Last updated: 1 October, 2011

Clinton: Palestinians must be willing to negotiate

The Palestinians need to show flexibility and get back to the negotiating table, Secretary of State Hillary Clinton has said in an interview with Egypt’s Al-Hayat TV released Saturday.

Asked about the Palestinians’ quest for full recognition at the United Nations, the top US diplomat appeared to try to downplay the importance of the ongoing effort, which Washington opposes and has promised to veto.

She said the US concern was not what happened or did not happen there — but the need for negotiations to resume for real progress to be made.

“President (Barack) Obama and I very much want to see a Palestinian state, and I have been publicly on record in favor of that since the 1990s,” she said, according to a transcript of the interview released by the State Department.

Yet “no matter what happens or doesn’t happen in the United Nations, unless we can get the Palestinians and the Israelis to negotiate over the boundaries of the state, the security provisions, what happens in Jerusalem, what happens with refugees, water, all of the issues we know so well have to be resolved, we’re going to raise expectations without being able to deliver,” Clinton said.

“I want the Palestinians to have their own state; I want them to govern themselves,” she said in the interview on Thursday.

“We want to see both sides back at the table,” Clinton said.

“We don’t want to see provocative actions.

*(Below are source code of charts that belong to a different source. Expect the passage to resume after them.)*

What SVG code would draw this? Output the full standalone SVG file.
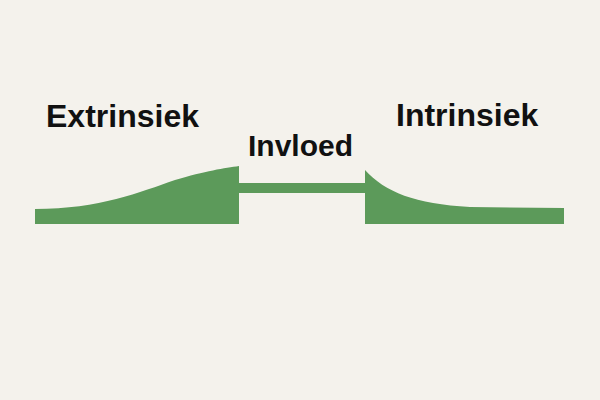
<svg xmlns="http://www.w3.org/2000/svg" width="600" height="400" viewBox="0 0 600 400">
<style>
.t{font-family:"Liberation Sans",Arial,sans-serif;font-weight:bold;fill:#111;}
.g{fill:#5c9a5a;}
</style>
<rect width="600" height="400" fill="#f4f2ec"/>
<g id="connectors">
<rect class="g" x="238" y="183" width="128" height="10"/>
</g>
<g id="extrinsiek">
<path class="g" d="M35,224 L35,209 C100,209 140,192 175,180 C205,171 225,168 239,166 L239,224 Z"/>
<text class="t" x="46" y="127" font-size="32">Extrinsiek</text>
</g>
<g id="invloed">
<text class="t" x="248" y="156" font-size="30">Invloed</text>
</g>
<g id="intrinsiek">
<path class="g" d="M365,224 L365,170 C385,192 415,204 470,207 L564,208 L564,224 Z"/>
<text class="t" x="396" y="126" font-size="32">Intrinsiek</text>
</g>
</svg>
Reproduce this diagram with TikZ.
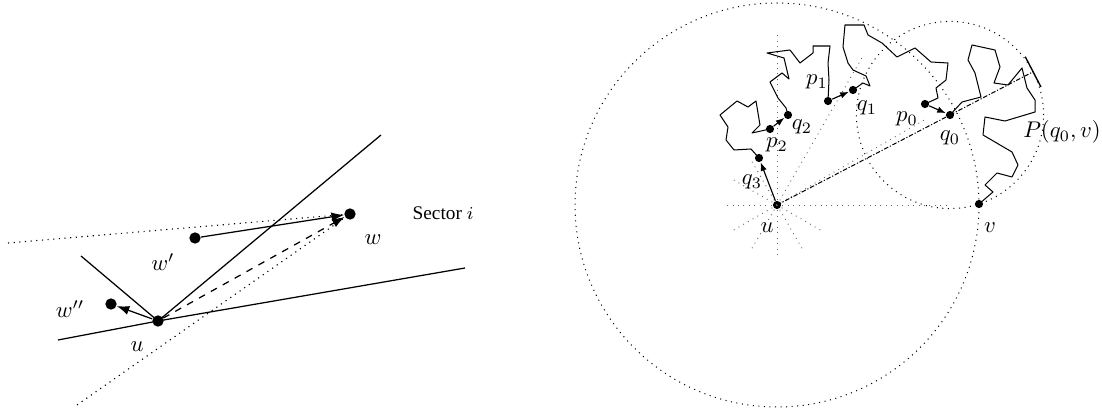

We’ve said that about the recent announcements from the Israeli government, but we also know that the Palestinians have to be willing to negotiate,” she said.

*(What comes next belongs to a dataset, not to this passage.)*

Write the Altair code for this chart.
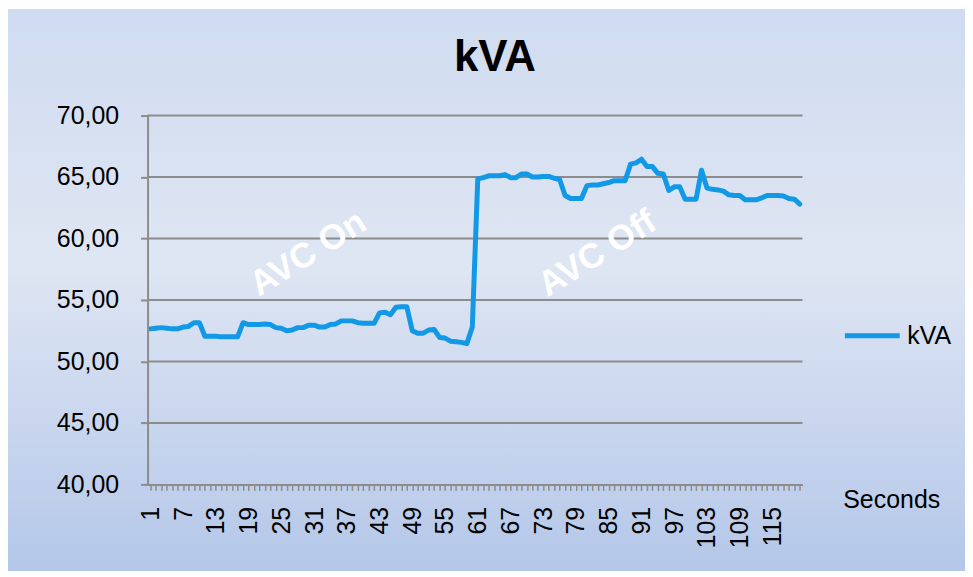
import altair as alt
import pandas as pd

# ---- data ----
seconds = list(range(1, 121))
kva = [
    52.65, 52.70, 52.75, 52.70, 52.65, 52.65, 52.80, 52.85, 53.15, 53.15,
    52.05, 52.05, 52.05, 52.00, 52.00, 52.00, 52.00, 53.15, 53.00, 53.00,
    53.00, 53.05, 53.00, 52.75, 52.70, 52.50, 52.55, 52.75, 52.75, 52.95,
    52.95, 52.80, 52.80, 53.00, 53.05, 53.30, 53.30, 53.30, 53.15, 53.10,
    53.10, 53.10, 53.95, 54.00, 53.80, 54.40, 54.45, 54.45, 52.50, 52.30,
    52.30, 52.55, 52.60, 51.95, 51.90, 51.65, 51.60, 51.55, 51.45, 52.80,
    64.85, 64.95, 65.10, 65.10, 65.10, 65.20, 64.95, 64.95, 65.25, 65.25,
    65.00, 65.00, 65.05, 65.05, 64.90, 64.80, 63.50, 63.25, 63.25, 63.25,
    64.30, 64.35, 64.35, 64.45, 64.55, 64.70, 64.70, 64.70, 66.05, 66.15,
    66.45, 65.85, 65.85, 65.30, 65.25, 63.90, 64.20, 64.20, 63.20, 63.20,
    63.20, 65.55, 64.10, 64.00, 63.95, 63.85, 63.55, 63.50, 63.50, 63.15,
    63.15, 63.15, 63.30, 63.50, 63.50, 63.50, 63.45, 63.25, 63.20, 62.80,
]
series_name = "kVA"
y_ticks = [40, 45, 50, 55, 60, 65, 70]
grid_values = [45, 50, 55, 60, 65, 70]
note_text = ["AVC On", "AVC Off"]
note_x = [29.9, 82.9]
note_y = [58.8, 58.8]

W, H = 657, 370
PAD = {"left": 140, "top": 107, "right": 163, "bottom": 87}
GRAY = "#8C8C8C"
FONT = "Liberation Sans"
LINE_COLOR = "#1198E6"

df = pd.DataFrame({"second": seconds, "kva": kva, "series": [series_name] * len(seconds)})
xscale = alt.Scale(domain=[0.5, 120.5], nice=False, zero=False)
yscale = alt.Scale(domain=[40, 70], nice=False, zero=False)

x_axis = alt.Axis(
    values=seconds,
    labelExpr="(datum.value - 1) % 6 == 0 ? datum.label : ''",
    labelAngle=270, labelOverlap=False, labelFlush=False,
    labelFontSize=25, labelFont=FONT, labelColor="#000", labelPadding=16,
    tickSize=6, tickColor=GRAY, tickWidth=1.5,
    domainColor=GRAY, domainWidth=2, grid=False, zindex=1,
    title="Seconds", titleX=746, titleY=15, titleAlign="center",
    titleBaseline="middle", titleAngle=0, titleFontWeight="normal",
    titleFontSize=25, titleFont=FONT, titleColor="#000",
)
y_axis = alt.Axis(
    values=y_ticks,
    labelExpr="replace(format(datum.value, '.2f'), '.', ',')",
    grid=False, domainColor=GRAY, domainWidth=2,
    tickColor=GRAY, tickWidth=2, tickSize=7,
    labelFontSize=25, labelFont=FONT, labelColor="#000", labelPadding=22,
    title=None, zindex=1,
)

bg = alt.Chart(pd.DataFrame({"k": [0]})).mark_rect(
    fill=alt.Gradient(
        gradient="linear", x1=0, y1=0, x2=0, y2=1,
        stops=[
            alt.GradientStop(offset=0, color="#CFDBF0"),
            alt.GradientStop(offset=0.45, color="#DFE6F3"),
            alt.GradientStop(offset=1, color="#B4C7E9"),
        ],
    )
).encode(
    x=alt.value(-PAD["left"]), x2=alt.value(W + PAD["right"]),
    y=alt.value(-PAD["top"]), y2=alt.value(H + PAD["bottom"]),
)

grid = alt.Chart(pd.DataFrame({"kva": grid_values})).mark_rule(
    color=GRAY, strokeWidth=2
).encode(y=alt.Y("kva:Q", scale=yscale, axis=y_axis))

line = alt.Chart(df).mark_line(
    strokeWidth=5, strokeJoin="round", strokeCap="round"
).encode(
    x=alt.X("second:Q", scale=xscale, axis=x_axis),
    y=alt.Y("kva:Q", scale=yscale, axis=y_axis),
    color=alt.Color(
        "series:N",
        scale=alt.Scale(domain=[series_name], range=[LINE_COLOR]),
        legend=alt.Legend(
            title=None, orient="none", legendX=697, legendY=191,
            symbolType="stroke", symbolSize=3025, symbolStrokeWidth=5,
            labelFontSize=25, labelFont=FONT, labelColor="#000",
            labelOffset=5, padding=0, zindex=1,
        ),
    ),
)

notes = alt.Chart(pd.DataFrame({"t": note_text, "second": note_x, "kva": note_y})).mark_text(
    font=FONT, fontSize=35, fontWeight="bold", color="#FFFFFF",
    angle=328, align="center", baseline="middle",
).encode(
    x=alt.X("second:Q", scale=xscale, axis=x_axis),
    y=alt.Y("kva:Q", scale=yscale, axis=y_axis),
    text="t:N",
)

chart = alt.layer(bg, grid, line, notes).properties(
    width=W, height=H,
    autosize=alt.AutoSizeParams(type="none"),
    padding=PAD,
    title=alt.TitleParams(
        "kVA", fontSize=44, font=FONT, fontWeight="bold", color="#000",
        anchor="middle", dx=20, offset=-71, zindex=1,
    ),
).configure(background="#FFFFFF").configure_view(stroke=None)

chart.save("out.html", embed_options={"renderer": "svg", "actions": False})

“And it’s hard for them because they feel like they’ve been at this for a while and nothing has happened. Both sides have their case to be made. Make it at the negotiating table. And that’s what we’re pushing for,” she said.

Palestinian president Mahmud Abbas made a historic bid for UN membership on September 23. But the United States has vowed to veto the application if it comes to a Security Council vote.

The diplomatic Quartet on the Middle East — the United States, Russia, European Union and United Nations — has launched a new bid to get direct talks resumed with a firm timetable for an accord.